A wahaika, a traditional Māori hand weapon, which has been displayed on a wall in a Denver home for two decades, could be on its way home.
"Clearly, now is the time to make an effort to rejoin this wahaika to its ancestral home," says Sherri Hunter, who along with her husband Stephen found the taonga in an antique shop in the US.
"My husband and I have tried to recall when we found the wahaika. We know it was after 1997 and before 2001," she said.
"We were living in Denver, Colorado at the time. Every summer we drove to Washington state to visit my parents. One year, en route home, our car failed and for several days we were holed up in the small rural town Twisp, Washington on the east side of the Cascade Mountains. There, with time on our hands, we entered a small, dusty, somewhat junky antique shop.
"My husband and I argue about which of us actually caught sight of it but I believe the wahaika was with other miscellaneous decorative wood-carved objects on a cluttered shelf. I believe it was me who caught sight of it, because I myself have carved wood, and I, of the two of us, have the greater interest in artistic expression of ancient cultures."
Sherri said her husband, an abstract painter and now an art reviewer for a Bellingham Washington arts magazine, would have recognised the unique value of this piece, not only as a work of art, but also because he is a historian by training.
"We did not pay very much at all for it. Though I have no idea where this wahaika has been in the previous 100 years before it found me, I do believe that everyone who kept it gave it similar respect, because it remains in very good condition."
The couple theorised about where the artifact may have come from and having visited New Zealand twice in the 1990s, they started there.
"It dawned on me that the carved motifs were highly reminiscent of Māori artifacts we had seen at the War Memorial Museum in Auckland and possibly at Rotorua.
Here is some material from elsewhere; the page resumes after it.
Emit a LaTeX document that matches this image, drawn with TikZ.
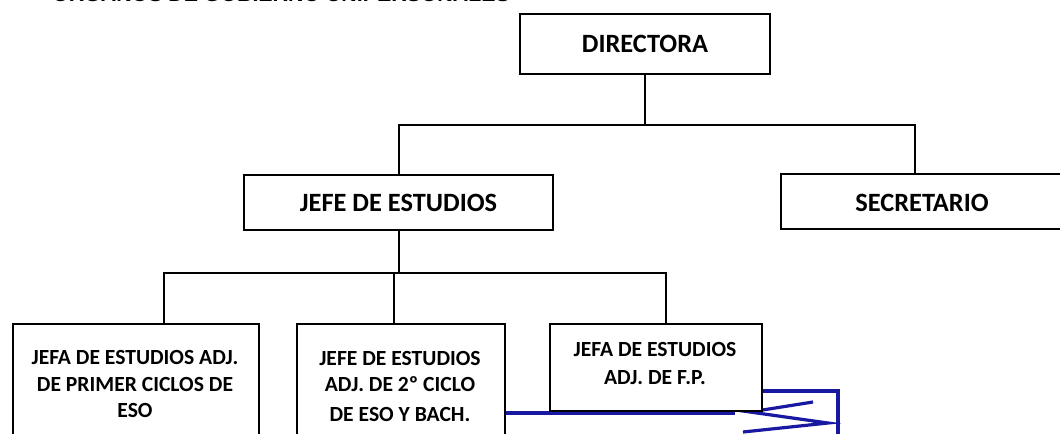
\documentclass[tikz,border=0pt]{standalone}
\usepackage{fontspec}
\setmainfont{Carlito}
\newfontfamily\titlefont{Liberation Sans}
\definecolor{navyline}{RGB}{24,24,160}
\tikzset{
  orgbox/.style={draw=black, fill=white, line width=1.5pt, inner sep=0pt, anchor=north west},
  bigtext/.style={font=\bfseries\fontsize{19.8}{24}\selectfont},
  smalltext/.style={font=\bfseries\fontsize{16.2}{20}\selectfont, align=center},
  link/.style={draw=black, line width=1.5pt},
  blueline/.style={draw=navyline, line width=2.4pt}
}
\begin{document}
\begin{tikzpicture}[x=0.75pt,y=-0.75pt]
\useasboundingbox (0,0) rectangle (1060,433);
\clip (0,0) rectangle (1060,433);
% title (cut off at the top, as in the reference)
\node[anchor=base west, inner sep=0pt, font=\titlefont\bfseries\fontsize{16}{19}\selectfont] (title) at (52,1.2) {ÓRGANOS DE GOBIERNO UNIPERSONALES};
% blue partial shape
\draw[blueline] (504,413) -- (735,413);
\draw[blueline] (762,391) -- (838,391) -- (838,445);
\draw[blueline] (813,402) -- (750,412) -- (828,423) -- (743,432);
% boxes
\node[orgbox, minimum width=187.5pt, minimum height=45pt] (dir) at (519,13) {};
\node[bigtext] (dirt) at (dir.center) {DIRECTORA};
\node[orgbox, minimum width=231.75pt, minimum height=41.25pt] (jefe) at (243,174) {};
\node[bigtext] (jefet) at (jefe.center) {JEFE DE ESTUDIOS};
\node[orgbox, minimum width=211.5pt, minimum height=41.25pt] (sec) at (780,173) {};
\node[bigtext] (sect) at ([yshift=-0.75pt]sec.center) {SECRETARIO};
\node[orgbox, minimum width=184.5pt, minimum height=97.5pt] (adj1) at (12,323) {};
\node[smalltext] (adj1t) at (135,384) {JEFA DE ESTUDIOS ADJ.\\DE PRIMER CICLOS DE\\ESO};
\node[orgbox, minimum width=156pt, minimum height=97.5pt] (adj2) at (296,323) {};
\node[smalltext] (adj2t) at (400,386) {JEFE DE ESTUDIOS\\ADJ. DE 2º CICLO\\[2pt]DE ESO Y BACH.};
\node[orgbox, minimum width=159pt, minimum height=65.25pt] (adj3) at (549,323) {};
\node[smalltext] (adj3t) at (655,363) {JEFA DE ESTUDIOS\\[1pt]ADJ. DE F.P.};
% connectors
\coordinate (bus1) at (0,125);
\coordinate (bus2) at (0,273);
\coordinate (secin) at ([xshift=-5.25pt]sec.north);
\draw[link] (dir.south) -- (dir.south |- bus1);
\draw[link] (jefe.north) -- (jefe.north |- bus1) -- (secin |- bus1) -- (secin);
\coordinate (in1) at ([xshift=21pt]adj1.north);
\coordinate (in2) at ([xshift=-5.25pt]adj2.north);
\coordinate (in3) at ([xshift=7.5pt]adj3.north);
\draw[link] (jefe.south) -- (jefe.south |- bus2);
\draw[link] (in1) -- (in1 |- bus2) -- (in3 |- bus2) -- (in3);
\draw[link] (in2 |- bus2) -- (in2);
\end{tikzpicture}
\end{document}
It was an entirely intuitive connection."
In May, 2001 the Hunters sent a photo of the wahaika to former Auckland War Memorial Museum curator of ethnology, the late Dr Roger Neich.
In his reply to them he said: "I have looked at the photos which show that this is a very interesting club of the wahaika type. My opinion is that it was carved by a man of the Te Arawa tribe living about Rotorua, probably in about the 1880s.
"Earlier wahaika usually had plain uncarved blades whereas this fashion of carving all over the blade came in later, beginning about the 1880s. I recognise the work of this individual carver in other clubs and walking sticks, but have not put a name to him.
"This is part of my ongoing research to link known individual carvers with their surviving works to build up a fuller art-history of Māori carving. Apart from my personal research interest, this is a very fine club that any museum would be pleased to hold and display," Dr Neich said.
At present, the Hunters are in contact with Rotorua Museum about the wahaika and hope to be able to return it to the home of its creation.
"I very much look forward to replacing the wahaika in the homeland of its maker, where the family and tribe of its creator can take pride in the skill of this ancestor as an important contribution to their cultural heritage," Sherri said.
Rotorua Museum te whare taonga o Te Arawa collection manager Cat Jehly said: "At this stage the museum has accepted an offer of donation of the wahaika. The taonga is still in the USA and we are in conversation with the donor about acquisition details."